“One afternoon, near the end of the first summer, when I went to the village to get a shoe from the cobbler’s, I was seized and put into jail, because, as I have elsewhere related, I did not pay a tax to, or recognize the authority of, the State which buys and sells men, women, and children, like cattle, at the door of its senate-house.”
This is Thoreau’s matter-of-fact way of describing his arrest, which prompted his famous and influential essay, “Civil Disobedience.” He writes about the issues in more depth in that piece (and I wrote about his anti-slavery activism here), so this time I’m going to focus more on an important observation that Thoreau makes about the balance of power. He continues:
“I had gone down to the woods for other purposes. But, wherever a man goes, men will pursue and paw him with their dirty institutions, and, if they can, constrain him to belong to their desperate odd-fellow society. It is true, I might have resisted forcibly with more or less effect, might have run “amok” against society; but I preferred that society should run “amok” against me, it being the desperate party.”

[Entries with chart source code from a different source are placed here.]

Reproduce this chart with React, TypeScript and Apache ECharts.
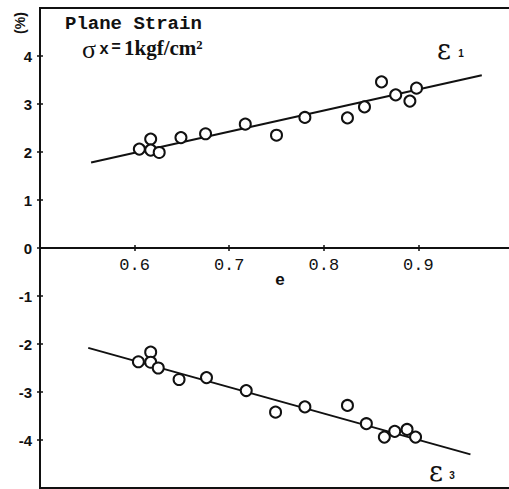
import React, { useEffect, useRef } from 'react';
import * as echarts from 'echarts';

// ε1 (upper) measured points
const e1X = [0.605, 0.617, 0.617, 0.626, 0.649, 0.675, 0.717, 0.750, 0.780, 0.825, 0.843, 0.861, 0.876, 0.891, 0.898];
const e1Y = [2.06, 2.27, 2.04, 1.99, 2.30, 2.38, 2.58, 2.35, 2.72, 2.71, 2.94, 3.46, 3.19, 3.06, 3.33];
// ε3 (lower) measured points
const e3X = [0.604, 0.617, 0.617, 0.625, 0.647, 0.676, 0.718, 0.749, 0.780, 0.825, 0.845, 0.864, 0.875, 0.888, 0.897];
const e3Y = [-2.37, -2.17, -2.38, -2.50, -2.74, -2.70, -2.97, -3.42, -3.31, -3.28, -3.66, -3.94, -3.82, -3.78, -3.94];
// fitted lines
const e1FitX = [0.554, 0.967];
const e1FitY = [1.78, 3.6];
const e3FitX = [0.551, 0.955];
const e3FitY = [-2.08, -4.3];
// ticks
const xTicks = [0.6, 0.7, 0.8, 0.9];
const yTicks = [4, 3, 2, 1, 0, -1, -2, -3, -4];

const INK = '#111';

const txt = (x: number, y: number, text: string, font: string, align = 'center', extra: any = {}) => ({
  type: 'text',
  x,
  y,
  ...extra,
  style: {
    text,
    fill: INK,
    font,
    align,
    verticalAlign: 'middle',
    textAlign: align,
    textVerticalAlign: 'middle',
  },
});

export default function App() {
  const ref = useRef<HTMLDivElement>(null);
  useEffect(() => {
    if (!ref.current) return;
    const chart = echarts.init(ref.current, null, { renderer: 'svg' });
    const pairs = (xs: number[], ys: number[]) => xs.map((x, i) => [x, ys[i]]);
    const gridBase = {
      left: 40,
      width: 473,
      height: 240,
      containLabel: false,
      outerBoundsMode: 'none',
      show: true,
      borderColor: INK,
      borderWidth: 2,
      backgroundColor: 'transparent',
    };
    const yAxisFor = (gridIndex: number, min: number, max: number, ticks: number[], inside: boolean) => ({
      type: 'value',
      gridIndex,
      position: 'left',
      min,
      max,
      interval: 1,
      axisLine: { show: true, onZero: false, lineStyle: { color: INK, width: 2 } },
      axisTick: { show: true, inside, length: 3, customValues: ticks, lineStyle: { color: INK, width: 1.5 } },
      axisLabel: inside
        ? { show: false }
        : {
            show: true,
            customValues: ticks,
            margin: 8,
            color: INK,
            fontFamily: 'Liberation Sans',
            fontWeight: 'bold',
            fontSize: 15,
            formatter: (v: number) => String(v),
          },
      splitLine: { show: false },
    });
    const xAxisFor = (gridIndex: number, position: string, showTicks: boolean, showLabels: boolean) => ({
      type: 'value',
      gridIndex,
      position,
      min: 0.5,
      max: 1.0,
      interval: 0.1,
      axisLine: { show: true, onZero: false, lineStyle: { color: INK, width: 2 } },
      axisTick: { show: showTicks, length: 3, customValues: xTicks, lineStyle: { color: INK, width: 1.5 } },
      axisLabel: showLabels
        ? {
            show: true,
            customValues: xTicks,
            margin: 9,
            color: INK,
            fontFamily: 'Liberation Mono',
            fontSize: 17,
            formatter: (v: number) => v.toFixed(1),
          }
        : { show: false },
      splitLine: { show: false },
    });
    const lineSeries = (xs: number[], ys: number[], idx: number) => ({
      type: 'line',
      xAxisIndex: idx,
      yAxisIndex: idx,
      data: pairs(xs, ys),
      symbol: 'none',
      lineStyle: { color: INK, width: 2 },
      z: 2,
    });
    const scatterSeries = (xs: number[], ys: number[], idx: number) => ({
      type: 'scatter',
      xAxisIndex: idx,
      yAxisIndex: idx,
      data: pairs(xs, ys),
      symbol: 'circle',
      symbolSize: 11,
      itemStyle: { color: '#fff', borderColor: INK, borderWidth: 2, opacity: 1 },
      z: 3,
    });
    const upperTicks = yTicks.filter((v) => v >= 0);
    const lowerTicks = yTicks.filter((v) => v < 0);
    chart.setOption({
      animation: false,
      backgroundColor: '#fff',
      grid: [
        { ...gridBase, top: 8 },
        { ...gridBase, top: 248 },
      ],
      xAxis: [
        xAxisFor(0, 'bottom', true, true),
        xAxisFor(1, 'bottom', false, false),
        xAxisFor(1, 'top', true, false),
      ],
      yAxis: [
        yAxisFor(0, 0, 5, upperTicks, false),
        yAxisFor(1, -5, 0, lowerTicks, false),
        yAxisFor(0, 0, 5, upperTicks, true),
        yAxisFor(1, -5, 0, lowerTicks, true),
      ],
      series: [
        lineSeries(e1FitX, e1FitY, 0),
        lineSeries(e3FitX, e3FitY, 1),
        scatterSeries(e1X, e1Y, 0),
        scatterSeries(e3X, e3Y, 1),
      ],
      graphic: [
        txt(20, 23, '(%)', 'bold 14px "Liberation Sans"', 'center', { rotation: Math.PI / 2 }),
        txt(65, 24, 'Plane Strain', 'bold 19px "Liberation Mono"', 'left'),
        txt(89, 49, 'σ', '26px "Liberation Serif"'),
        txt(104, 50, 'x', 'bold 16px "Liberation Mono"'),
        txt(116, 48, '=', 'bold 16px "Liberation Mono"'),
        txt(124, 48, '1kgf/cm²', 'bold 21px "Liberation Serif"', 'left'),
        txt(444, 49, 'ε', '27px "DejaVu Serif"'),
        txt(461, 53, '1', 'bold 10px "Liberation Sans"'),
        txt(436, 471, 'ε', '27px "DejaVu Serif"'),
        txt(452, 475, '3', 'bold 10px "Liberation Sans"'),
        txt(280, 279, 'e', 'bold 17px "Liberation Sans"'),
      ],
    });
    return () => chart.dispose();
  }, []);
  return (
    <div
      ref={ref}
      style={{ position: 'absolute', left: 0, top: 0, width: 509, height: 489 }}
    />
  );
}
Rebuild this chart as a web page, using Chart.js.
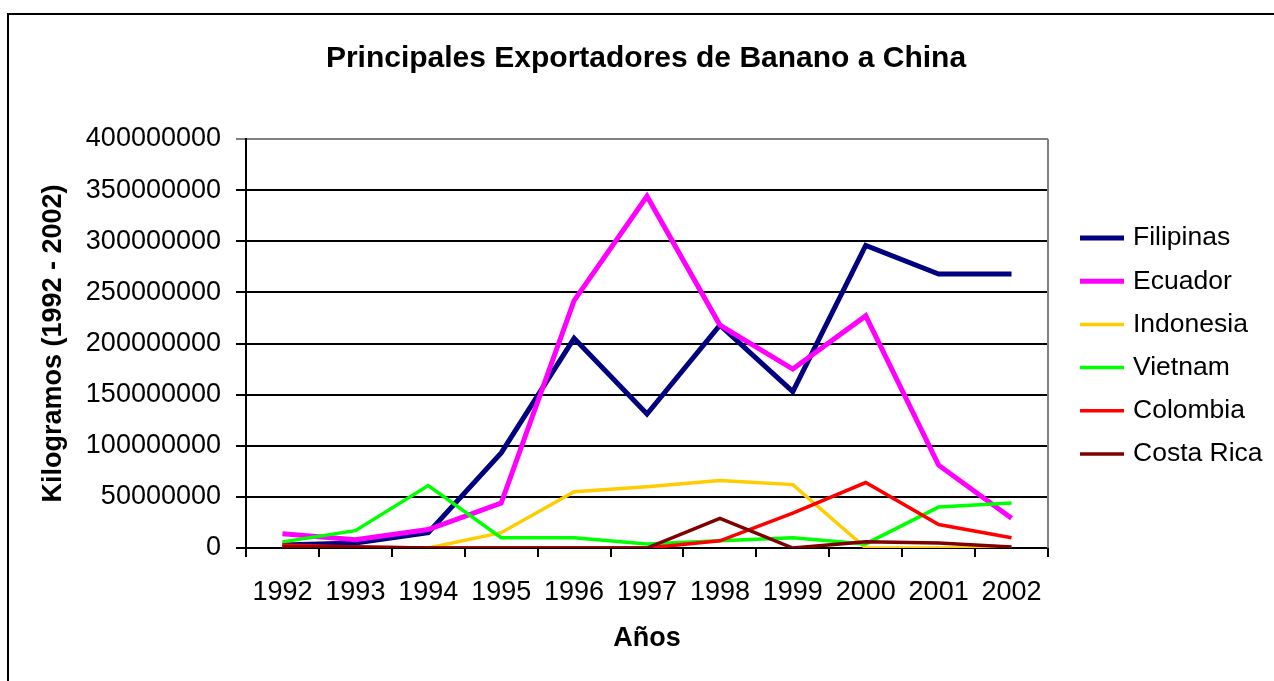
<!DOCTYPE html>
<html lang="es">
<head>
    <meta charset="UTF-8">
    <title>Principales Exportadores de Banano a China</title>
    <script src="https://cdn.jsdelivr.net/npm/chart.js"></script>
    <style>
        body {
            margin: 0;
            padding: 0;
            background-color: #ffffff;
        }

        .chart-container {
            position: relative;
            width: 1274px;
            height: 681px;
        }
    </style>
</head>
<body>
    <div class="chart-container">
        <canvas id="bananaChart"></canvas>
    </div>

    <script>
        // Data (kilogramos)
        const years = ['1992', '1993', '1994', '1995', '1996', '1997', '1998', '1999', '2000', '2001', '2002'];
        const filipinas = [3e6, 5e6, 15e6, 93e6, 205e6, 131e6, 218e6, 153e6, 296e6, 268e6, 268e6];
        const ecuador = [14e6, 8e6, 18e6, 44e6, 242e6, 344e6, 218e6, 175e6, 227e6, 81e6, 29e6];
        const indonesia = [0, 0, 0, 15e6, 55e6, 60e6, 66e6, 62e6, 0, 0, 0];
        const vietnam = [6e6, 17e6, 61e6, 10e6, 10e6, 4e6, 7e6, 10e6, 4e6, 40e6, 44e6];
        const colombia = [3e6, 1e6, 0, 0, 0, 0, 7e6, 34e6, 64e6, 23e6, 10e6];
        const costaRica = [1e6, 1e6, 0, 0, 0, 0, 29e6, 0, 6e6, 5e6, 1e6];
        const yTicks = [0, 50e6, 100e6, 150e6, 200e6, 250e6, 300e6, 350e6, 400e6];

        const seriesNames = ['Filipinas', 'Ecuador', 'Indonesia', 'Vietnam', 'Colombia', 'Costa Rica'];
        const seriesData = [filipinas, ecuador, indonesia, vietnam, colombia, costaRica];
        const seriesColors = ['#000080', '#ff00ff', '#ffcc00', '#00ff00', '#ff0000', '#800000'];
        const seriesWidths = [5, 5, 3.5, 3.5, 3.5, 3.5];

        Chart.defaults.font.family = '"Liberation Sans", Arial, sans-serif';
        Chart.defaults.color = '#000';

        // Frame, gray plot border and legend drawn by hand
        const decor = {
            id: 'decor',
            beforeDatasetsDraw(chart) {
                const { ctx, chartArea } = chart;
                ctx.save();
                ctx.strokeStyle = '#808080';
                ctx.lineWidth = 2;
                ctx.beginPath();
                ctx.moveTo(chartArea.right, chartArea.top);
                ctx.lineTo(chartArea.right, chartArea.bottom);
                ctx.stroke();
                ctx.restore();
            },
            afterDraw(chart) {
                const { ctx } = chart;
                ctx.save();
                // outer frame (top and left edges only visible)
                ctx.strokeStyle = '#000';
                ctx.lineWidth = 2;
                ctx.beginPath();
                ctx.moveTo(1274, 14);
                ctx.lineTo(8, 14);
                ctx.lineTo(8, 681);
                ctx.stroke();

                // legend
                ctx.font = '26.5px "Liberation Sans", Arial, sans-serif';
                ctx.textBaseline = 'middle';
                ctx.textAlign = 'left';
                chart.data.datasets.forEach((ds, i) => {
                    const y = 238 + i * 43.2;
                    ctx.strokeStyle = ds.borderColor;
                    ctx.lineWidth = ds.borderWidth;
                    ctx.beginPath();
                    ctx.moveTo(1080, y);
                    ctx.lineTo(1124, y);
                    ctx.stroke();
                    ctx.fillStyle = '#000';
                    ctx.fillText(ds.label, 1133, y);
                });
                ctx.restore();
            }
        };

        const ctx = document.getElementById('bananaChart').getContext('2d');
        const bananaChart = new Chart(ctx, {
            type: 'line',
            data: {
                labels: years,
                datasets: seriesNames.map((name, i) => ({
                    label: name,
                    data: seriesData[i],
                    borderColor: seriesColors[i],
                    backgroundColor: seriesColors[i],
                    borderWidth: seriesWidths[i],
                    pointRadius: 0,
                    tension: 0,
                    fill: false,
                    order: seriesNames.length - i
                }))
            },
            options: {
                responsive: true,
                maintainAspectRatio: false,
                animation: false,
                layout: {
                    padding: { left: 18, right: 0, top: 0, bottom: 0 }
                },
                plugins: {
                    legend: { display: false },
                    tooltip: { enabled: false },
                    title: {
                        display: true,
                        text: 'Principales Exportadores de Banano a China',
                        color: '#000',
                        font: { size: 30, weight: 'bold' },
                        padding: { top: 41, bottom: 62 }
                    }
                },
                scales: {
                    x: {
                        offset: true,
                        ticks: {
                            color: '#000',
                            font: { size: 27 },
                            padding: 19,
                            maxRotation: 0,
                            autoSkip: false
                        },
                        grid: {
                            offset: true,
                            drawOnChartArea: false,
                            drawTicks: true,
                            tickLength: 9,
                            color: '#000',
                            lineWidth: 2
                        },
                        border: { display: true, color: '#000', width: 2 },
                        title: {
                            display: true,
                            text: 'Años',
                            color: '#000',
                            font: { size: 27, weight: 'bold' },
                            padding: { top: 0, bottom: 26 }
                        },
                        afterFit: s => { s.height = 133; }
                    },
                    y: {
                        min: 0,
                        max: 400e6,
                        afterBuildTicks: s => { s.ticks = yTicks.map(v => ({ value: v })); },
                        ticks: {
                            color: '#000',
                            font: { size: 27 },
                            padding: 15,
                            callback: v => String(v)
                        },
                        grid: {
                            color: c => (c.tick && c.tick.value === 400e6) ? '#808080' : '#000',
                            lineWidth: 2,
                            tickLength: 10,
                            drawTicks: true
                        },
                        border: { display: true, color: '#000', width: 2 },
                        title: {
                            display: true,
                            text: 'Kilogramos (1992 - 2002)',
                            color: '#000',
                            font: { size: 27, weight: 'bold' },
                            padding: { top: 19, bottom: 0 }
                        },
                        afterFit: s => { s.width = 228; }
                    },
                    yR: {
                        position: 'right',
                        display: true,
                        grid: { display: false },
                        ticks: { display: false },
                        border: { display: false },
                        afterFit: s => { s.width = 226; }
                    }
                }
            },
            plugins: [decor]
        });
    </script>
</body>
</html>
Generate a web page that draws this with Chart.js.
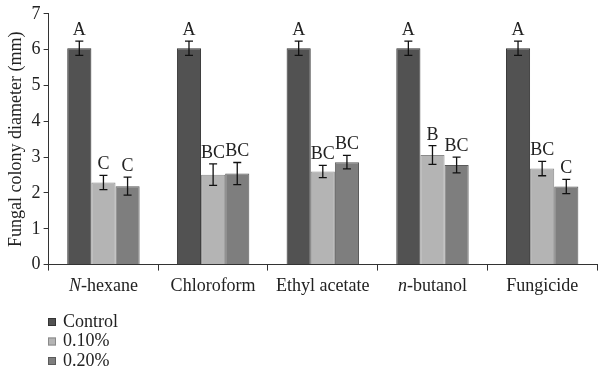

This was obviously a serious issue, but Henry’s sly humor is on display here. In addition to the tone of “everyone’s crazy but me,” he also recognizes an important reality behind the political situation. This becomes clearer if we fast forward a few years to 1850, after Thoreau left Walden but before he finished the book.
In 1850 Congress passed a Fugitive Slave Act, part of a larger political compromise between Northern and Southern states. The law required that runaway slaves be returned to their masters, even if captured in free states. Local law enforcement was required to cooperate, and the law specified six months in jail and a $1,000 fine for anyone who provided food or shelter to a fugitive (something Thoreau had already done).
Why did Southerners demand this law? Many Northerners feared the growth of what they called the Slave Power (referring to the Southern planter aristocracy), but the law also shows that slave owners were aware that a growing number of Northerners had no desire to defend Southern “property,” and either looked the other way or, in some cases, actually aided runaway slaves.
In other words, slavery — which for time out of mind had been accepted without question in human societies — was becoming less and less acceptable to more and more people. Times were changing.
When Thoreau finished his final draft of Walden in 1854, he could look back on his arrest eight years earlier and see how the conflict over slavery had intensified. On July 4 of that year, little more than month before Walden was published, he spoke at the Anti-Slavery Celebration in Framingham, Massachusetts, delivering a passionate condemnation of moral cowardice in a speech titled “Slavery in Massachusetts.”
At the time, neither Thoreau nor anyone else knew how it would all turn out. But here, in this passage of Walden, he performs another of his reversals of perspective, recognizing that a society which enslaves, and which jails people to defend unjust laws, is acting not so much out of power as out of weakness and fear.